— Begin Exercise material —

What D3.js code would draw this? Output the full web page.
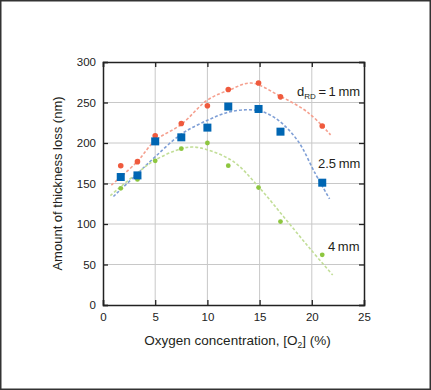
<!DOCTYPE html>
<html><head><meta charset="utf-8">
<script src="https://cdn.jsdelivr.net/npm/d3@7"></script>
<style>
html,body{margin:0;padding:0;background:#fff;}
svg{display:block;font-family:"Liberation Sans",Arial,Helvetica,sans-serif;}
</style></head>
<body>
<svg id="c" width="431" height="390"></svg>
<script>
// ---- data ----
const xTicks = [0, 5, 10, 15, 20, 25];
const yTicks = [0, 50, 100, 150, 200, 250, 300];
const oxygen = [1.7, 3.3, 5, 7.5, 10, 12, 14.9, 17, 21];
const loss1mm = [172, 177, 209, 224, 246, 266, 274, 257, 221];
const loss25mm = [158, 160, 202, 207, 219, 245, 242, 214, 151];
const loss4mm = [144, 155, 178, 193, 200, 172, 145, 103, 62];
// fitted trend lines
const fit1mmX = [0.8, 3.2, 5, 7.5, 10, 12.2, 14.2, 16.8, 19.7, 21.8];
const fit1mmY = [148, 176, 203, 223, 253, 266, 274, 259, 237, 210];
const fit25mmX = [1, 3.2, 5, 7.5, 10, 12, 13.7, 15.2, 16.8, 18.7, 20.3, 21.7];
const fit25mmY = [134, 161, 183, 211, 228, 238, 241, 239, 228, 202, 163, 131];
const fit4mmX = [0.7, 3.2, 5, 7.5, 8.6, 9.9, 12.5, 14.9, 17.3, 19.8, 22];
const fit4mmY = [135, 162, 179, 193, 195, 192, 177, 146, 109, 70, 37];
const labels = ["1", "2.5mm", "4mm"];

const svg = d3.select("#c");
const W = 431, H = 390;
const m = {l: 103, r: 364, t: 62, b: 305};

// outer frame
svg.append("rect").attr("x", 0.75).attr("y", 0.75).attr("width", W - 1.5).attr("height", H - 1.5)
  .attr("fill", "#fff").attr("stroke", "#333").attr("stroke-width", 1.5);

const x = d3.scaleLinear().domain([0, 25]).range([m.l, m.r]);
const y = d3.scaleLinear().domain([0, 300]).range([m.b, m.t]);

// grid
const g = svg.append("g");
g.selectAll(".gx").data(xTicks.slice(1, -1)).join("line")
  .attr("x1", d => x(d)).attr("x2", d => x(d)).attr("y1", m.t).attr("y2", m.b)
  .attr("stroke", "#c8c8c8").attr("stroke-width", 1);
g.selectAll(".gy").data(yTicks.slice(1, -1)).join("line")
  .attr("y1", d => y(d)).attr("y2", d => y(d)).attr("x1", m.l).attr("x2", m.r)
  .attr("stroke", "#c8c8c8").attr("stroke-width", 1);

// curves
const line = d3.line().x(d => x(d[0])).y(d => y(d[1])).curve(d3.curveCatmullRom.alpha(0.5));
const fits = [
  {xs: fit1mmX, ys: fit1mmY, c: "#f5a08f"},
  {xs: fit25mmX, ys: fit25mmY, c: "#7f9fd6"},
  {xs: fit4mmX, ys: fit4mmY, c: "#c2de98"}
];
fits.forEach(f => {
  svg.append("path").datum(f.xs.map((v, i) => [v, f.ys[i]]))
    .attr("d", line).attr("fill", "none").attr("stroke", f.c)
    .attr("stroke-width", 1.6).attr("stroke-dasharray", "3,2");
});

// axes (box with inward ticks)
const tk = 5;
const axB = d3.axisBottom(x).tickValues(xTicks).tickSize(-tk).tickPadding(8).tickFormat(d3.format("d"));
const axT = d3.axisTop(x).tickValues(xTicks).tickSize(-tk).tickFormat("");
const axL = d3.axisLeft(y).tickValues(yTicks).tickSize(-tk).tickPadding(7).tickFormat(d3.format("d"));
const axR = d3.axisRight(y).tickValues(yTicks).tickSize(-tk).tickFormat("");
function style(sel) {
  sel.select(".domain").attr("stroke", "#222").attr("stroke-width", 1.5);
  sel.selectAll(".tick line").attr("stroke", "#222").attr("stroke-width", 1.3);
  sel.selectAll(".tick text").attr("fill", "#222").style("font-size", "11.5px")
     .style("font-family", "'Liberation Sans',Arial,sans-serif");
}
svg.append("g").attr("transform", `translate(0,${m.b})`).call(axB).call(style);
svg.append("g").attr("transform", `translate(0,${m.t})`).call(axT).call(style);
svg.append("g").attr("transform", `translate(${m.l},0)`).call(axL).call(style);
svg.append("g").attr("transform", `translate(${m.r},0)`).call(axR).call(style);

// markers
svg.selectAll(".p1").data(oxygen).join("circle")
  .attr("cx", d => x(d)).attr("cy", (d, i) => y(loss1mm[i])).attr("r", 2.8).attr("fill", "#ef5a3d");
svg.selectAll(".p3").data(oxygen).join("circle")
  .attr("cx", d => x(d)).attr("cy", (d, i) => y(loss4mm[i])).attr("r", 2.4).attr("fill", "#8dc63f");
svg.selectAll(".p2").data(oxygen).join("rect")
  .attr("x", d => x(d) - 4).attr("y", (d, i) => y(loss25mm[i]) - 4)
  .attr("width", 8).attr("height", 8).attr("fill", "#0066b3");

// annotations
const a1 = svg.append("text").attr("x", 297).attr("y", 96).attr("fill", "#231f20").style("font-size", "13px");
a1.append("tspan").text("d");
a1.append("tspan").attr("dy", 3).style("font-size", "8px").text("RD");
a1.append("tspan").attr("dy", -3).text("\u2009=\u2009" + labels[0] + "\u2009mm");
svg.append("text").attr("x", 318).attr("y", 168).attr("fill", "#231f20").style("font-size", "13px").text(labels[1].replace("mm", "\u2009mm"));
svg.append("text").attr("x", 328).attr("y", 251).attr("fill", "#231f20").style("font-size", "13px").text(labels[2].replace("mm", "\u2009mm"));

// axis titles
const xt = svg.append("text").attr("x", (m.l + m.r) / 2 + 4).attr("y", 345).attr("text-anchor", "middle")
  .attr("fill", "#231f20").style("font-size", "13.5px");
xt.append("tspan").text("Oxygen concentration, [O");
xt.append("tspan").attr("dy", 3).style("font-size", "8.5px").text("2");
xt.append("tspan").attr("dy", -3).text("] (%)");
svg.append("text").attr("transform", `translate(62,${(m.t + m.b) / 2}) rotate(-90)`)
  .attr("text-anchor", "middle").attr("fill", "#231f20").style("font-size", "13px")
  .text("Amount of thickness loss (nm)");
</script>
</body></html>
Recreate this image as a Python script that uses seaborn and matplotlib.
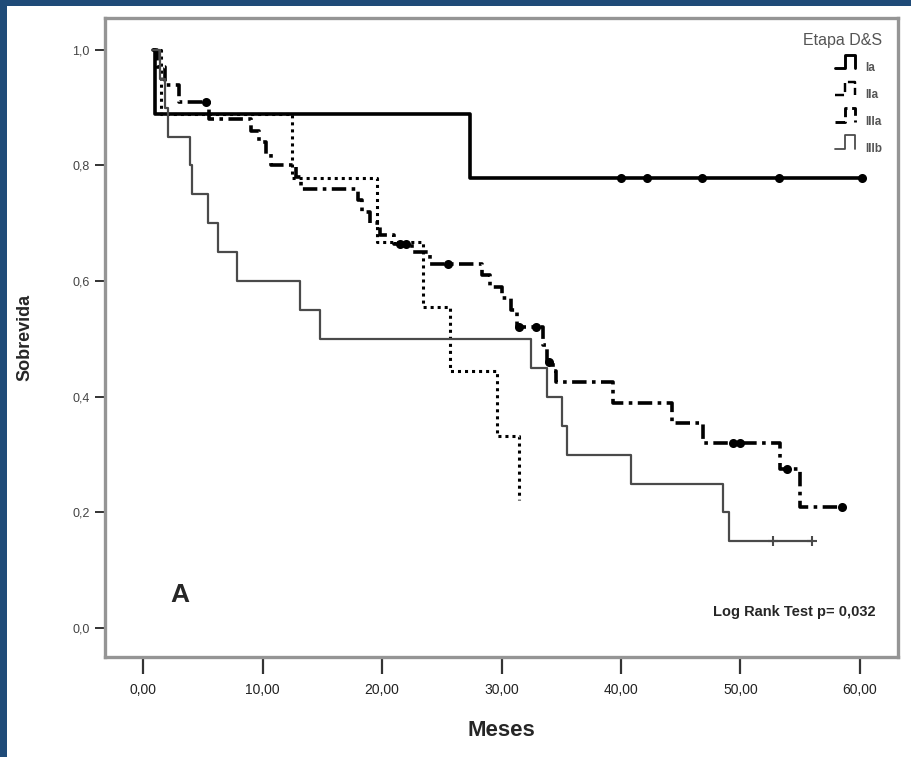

— End Exercise material —

Your task is to collect every line above that contains the word "script".

Answer to the task >>
<script src="https://cdn.jsdelivr.net/npm/d3@7"></script>
<script>
</script>
Recreate this image as a Python script that uses seaborn and matplotlib.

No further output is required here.